DATA LINES:
★ ★ ★ ★ ★
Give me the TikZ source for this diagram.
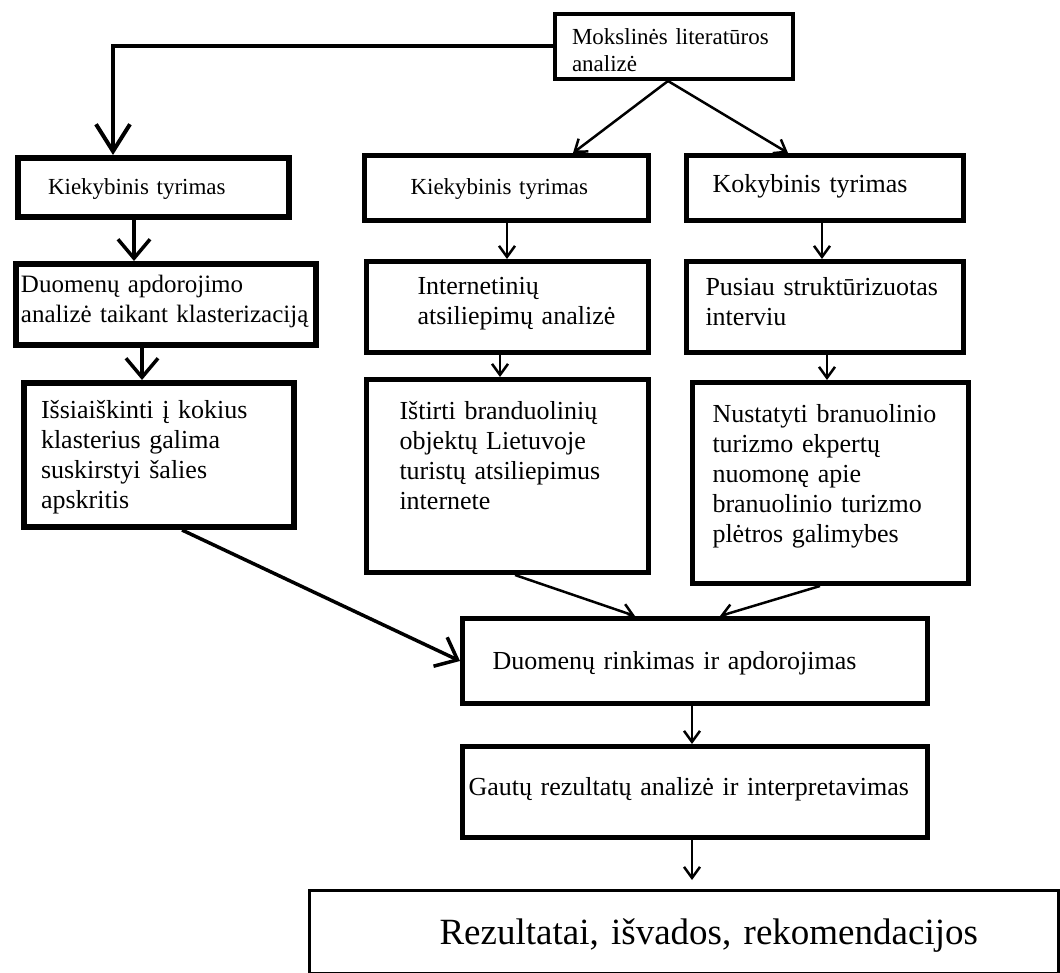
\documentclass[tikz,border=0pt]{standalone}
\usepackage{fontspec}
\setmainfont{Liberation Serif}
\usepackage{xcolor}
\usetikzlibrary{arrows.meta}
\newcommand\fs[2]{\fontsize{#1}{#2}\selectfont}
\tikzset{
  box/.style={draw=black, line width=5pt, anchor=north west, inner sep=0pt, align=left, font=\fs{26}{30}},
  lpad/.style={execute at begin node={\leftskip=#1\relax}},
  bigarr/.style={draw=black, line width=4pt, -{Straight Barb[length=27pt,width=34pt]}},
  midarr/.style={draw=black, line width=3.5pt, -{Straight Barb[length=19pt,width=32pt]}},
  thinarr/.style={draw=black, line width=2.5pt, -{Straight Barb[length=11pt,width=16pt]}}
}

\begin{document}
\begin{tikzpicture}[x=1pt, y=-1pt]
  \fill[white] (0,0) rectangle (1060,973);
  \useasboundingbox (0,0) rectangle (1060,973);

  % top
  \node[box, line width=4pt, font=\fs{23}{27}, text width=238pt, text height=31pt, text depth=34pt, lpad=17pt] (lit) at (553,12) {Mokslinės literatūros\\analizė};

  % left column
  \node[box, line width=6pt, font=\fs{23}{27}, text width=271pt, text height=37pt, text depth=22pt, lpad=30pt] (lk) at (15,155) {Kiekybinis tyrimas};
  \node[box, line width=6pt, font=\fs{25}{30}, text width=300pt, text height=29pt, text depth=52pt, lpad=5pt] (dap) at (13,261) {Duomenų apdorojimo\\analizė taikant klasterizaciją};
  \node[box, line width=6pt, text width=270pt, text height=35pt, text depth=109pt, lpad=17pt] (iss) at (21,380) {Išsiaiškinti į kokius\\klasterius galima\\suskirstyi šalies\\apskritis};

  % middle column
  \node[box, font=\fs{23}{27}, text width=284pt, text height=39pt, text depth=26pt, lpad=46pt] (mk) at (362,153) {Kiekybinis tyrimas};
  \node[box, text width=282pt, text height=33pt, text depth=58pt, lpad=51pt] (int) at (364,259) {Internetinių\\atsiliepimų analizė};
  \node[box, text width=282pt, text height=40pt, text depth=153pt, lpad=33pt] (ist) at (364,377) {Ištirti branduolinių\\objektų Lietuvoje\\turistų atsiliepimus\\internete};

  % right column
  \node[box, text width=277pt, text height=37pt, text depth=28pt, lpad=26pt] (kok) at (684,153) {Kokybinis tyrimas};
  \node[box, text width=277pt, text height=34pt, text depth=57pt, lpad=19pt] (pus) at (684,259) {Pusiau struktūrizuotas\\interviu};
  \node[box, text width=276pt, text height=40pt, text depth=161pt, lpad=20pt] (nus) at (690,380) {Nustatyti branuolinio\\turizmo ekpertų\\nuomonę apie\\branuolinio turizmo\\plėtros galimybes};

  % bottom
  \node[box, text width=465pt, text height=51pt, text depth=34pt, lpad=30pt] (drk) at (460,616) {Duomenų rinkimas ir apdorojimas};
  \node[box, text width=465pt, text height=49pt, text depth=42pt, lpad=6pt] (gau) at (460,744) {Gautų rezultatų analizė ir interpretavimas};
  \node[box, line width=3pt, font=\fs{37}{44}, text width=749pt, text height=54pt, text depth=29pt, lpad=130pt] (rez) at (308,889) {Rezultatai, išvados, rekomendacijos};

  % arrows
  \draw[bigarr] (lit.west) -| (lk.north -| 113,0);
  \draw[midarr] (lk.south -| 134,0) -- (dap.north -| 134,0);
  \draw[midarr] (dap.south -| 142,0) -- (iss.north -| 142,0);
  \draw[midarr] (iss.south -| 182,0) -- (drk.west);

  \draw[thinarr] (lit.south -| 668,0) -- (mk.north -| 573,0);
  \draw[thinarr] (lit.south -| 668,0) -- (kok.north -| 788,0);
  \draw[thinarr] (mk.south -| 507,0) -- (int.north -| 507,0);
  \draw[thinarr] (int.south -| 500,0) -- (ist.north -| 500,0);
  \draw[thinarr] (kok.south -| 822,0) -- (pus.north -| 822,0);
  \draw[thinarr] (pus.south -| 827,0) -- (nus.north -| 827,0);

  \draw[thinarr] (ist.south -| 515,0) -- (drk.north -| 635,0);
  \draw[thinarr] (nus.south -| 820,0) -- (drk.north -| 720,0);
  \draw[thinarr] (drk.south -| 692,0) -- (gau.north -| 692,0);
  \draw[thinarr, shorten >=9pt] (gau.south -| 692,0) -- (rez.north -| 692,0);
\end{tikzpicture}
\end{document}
★ ★ ★ ★ ★
WORK REQUIRED:
Write out again exactly the lines from the start of the data above through the line containing "text width=238pt, text", inclusive, excluding any pictures.

TASK ANSWER:
Give me the TikZ source for this diagram.
\documentclass[tikz,border=0pt]{standalone}
\usepackage{fontspec}
\setmainfont{Liberation Serif}
\usepackage{xcolor}
\usetikzlibrary{arrows.meta}
\newcommand\fs[2]{\fontsize{#1}{#2}\selectfont}
\tikzset{
  box/.style={draw=black, line width=5pt, anchor=north west, inner sep=0pt, align=left, font=\fs{26}{30}},
  lpad/.style={execute at begin node={\leftskip=#1\relax}},
  bigarr/.style={draw=black, line width=4pt, -{Straight Barb[length=27pt,width=34pt]}},
  midarr/.style={draw=black, line width=3.5pt, -{Straight Barb[length=19pt,width=32pt]}},
  thinarr/.style={draw=black, line width=2.5pt, -{Straight Barb[length=11pt,width=16pt]}}
}

\begin{document}
\begin{tikzpicture}[x=1pt, y=-1pt]
  \fill[white] (0,0) rectangle (1060,973);
  \useasboundingbox (0,0) rectangle (1060,973);

  % top
  \node[box, line width=4pt, font=\fs{23}{27}, text width=238pt, text height=31pt, text depth=34pt, lpad=17pt] (lit) at (553,12) {Mokslinės literatūros\\analizė};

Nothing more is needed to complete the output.